We did the river near the start of July at the height of the drought and it was still largely navigable…especially after it converges with the Badfish. The quality of the Yahara is kind of hit and miss. There are cool little riffle sections (not nearly as many as the Badfish) and then slow, stagnant areas with little helping current. There are cool wooded corridors and boulder gardens…then boring open grasslands. Sometimes the water would be clean…sometimes dirty. So all in all, somewhat of an up-and-down river. If it is not too much of a drive, it is probably definitely worth doing…but if you are in the area, you should consider the Badfish instead which is a much superior prospect.
As for additional sections, I believe the river should be navigable now from the Stoughton dam to the Stebbinsville pull-off, but have not read any reviews in regards to this. Many kayakers do pass up the Murwin Park takeout and instead take out on one of the landings on the Rock River, which is an option as well.
Other Yahara River Trips:
Starting at the headwaters and working out way downstream…
- Hwy 51 to E. Yahara Road: 1.4 Miles. Very small and channelized, it seems open but there might be some snags here.
- Yahara Road to Veterans Park (Deforest): 1.6 miles. Very wooded so good chance of jams if not cleared out.
- Veterans Park to Windsor Road: 5 miles. A good prospect that has had recently clean-up work.
- Windor Road to Linden Drive/I90: 1.5 miles. An interesting section through a golf course. Linden Drive access is privately owned by the golf course.
- Linden Drive to Hwy 19: 1.3 miles. Probably a nice section but am unsure if the cleanup efforts have removed all the jams yet.
- Hwy 19 to Cherokee Park: 4.5 miles including 1.8 miles of lake paddling. Historically has had jam issues but it might have had cleanup work.
- Cherokee Park to Tenney Park (aka Lake Mendota): 7.6 miles. A nice lake but really too big and exposed for most paddlers.
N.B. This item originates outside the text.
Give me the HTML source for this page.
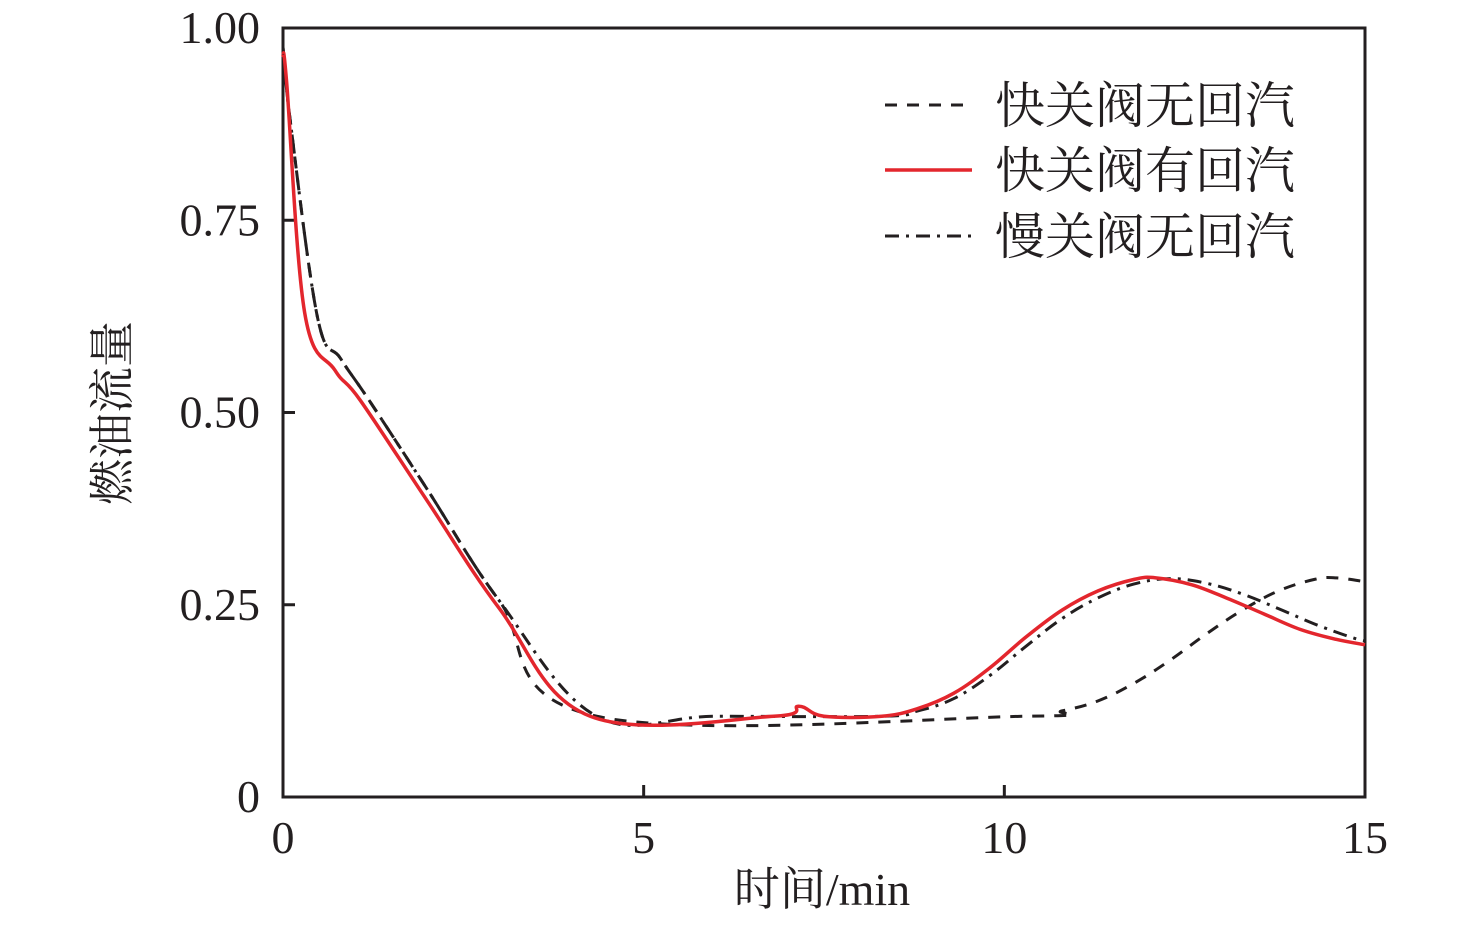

- Tenney Canal and Locks to Morrison Park: 1.3 miles. A fun experience. A canal fee might be required.
- Morrison Park to Paunack Park (Lake Monona): 2.6 miles. Mostly too big and busy to paddle, paddlers still do so and enjoy scenic vista of the downtown.
- Paunack Park to Babcock Park (Lake Waubesa): 4.2 miles. Probably too much flatwater to be interesting.
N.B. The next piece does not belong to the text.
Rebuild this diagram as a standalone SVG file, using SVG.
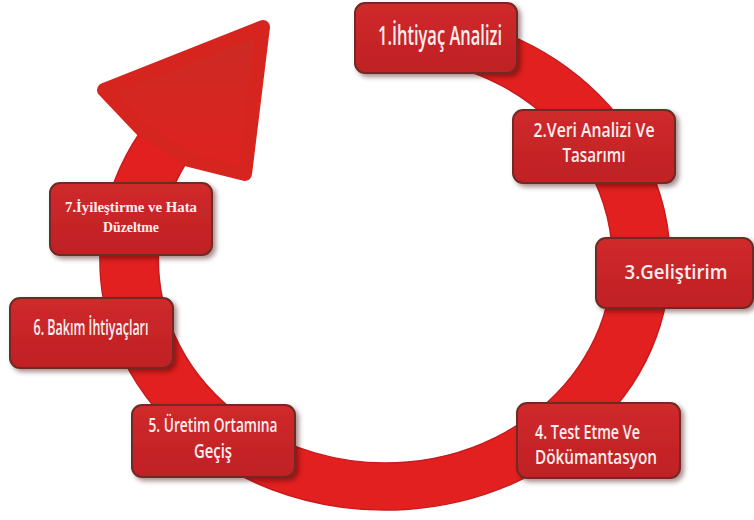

- Babcock Park to Fish Camp Park (Mud Lake): 4.1 miles. Wide and flat. Probably uninteresting.
- Fish Camp Road to La Follette Park (Lake Kegonsa): 2.4 miles. Probably uninteresting lake paddling.
- La Follette Park to Riverside Drive Park (Stoughton): 5.5 miles. Finally back to river paddling! An ok prospect, but slow and big.
- Riverside Drive Park to the Dunkirk Dam: 3.1 miles. A small flowage that is probably ok but nothing special.
- Dunkirk Dam to W. Stebbinsville Rd: 4.6 Miles. A good prospect.
- Stebbinsville Road to Murwin Park: 6.2 miles and this reviewed here.
- Murwin Park to the Rock River: 2.8 miles. There is a take-out a half mile downstream on the Rock River by Hwy H.
Many of Yahara’s tributaries are navigable as well.
- Sixmile Creek – Running through Waunakee, I hope to review this in the future.
- Token Creek – Comes in NE of Madison this is on my to-do list.
- Pheasant Branch Creek – Really cool natural springs that I review here and is NW of Lake Mendota.
- Dorn Creek – A possible prospect that requires a lot of water (west of Lake Mendota).
- Wingra Creek – A short urban paddle west of the Isthmus that might be fun (west of Lake Monona).
- Starkwater Creek – Slow creek creek that is popular with local paddlers and has had recent cleanup work.
- 7 Mile Creek – West of Lake Monana I’ve heard this is a pleasant paddle.
- 9 Springs Creek – Highly channelized but seems interesting flowing through a state springs recreational area (south of Lake Monona).
- Swan Creek – Possible prospect but short (south of Lake Waubesa)
- Murphey Creek – Interesting wetland prospect but access on the upstream sections looks tricky (south of Lake Waubesa)
- Door Creek – Small, slow and channelized but might be ok. Has had recent cleanup work on it from I believe Hwy MN.
- Badfish Creek – A classic! Reviewed here.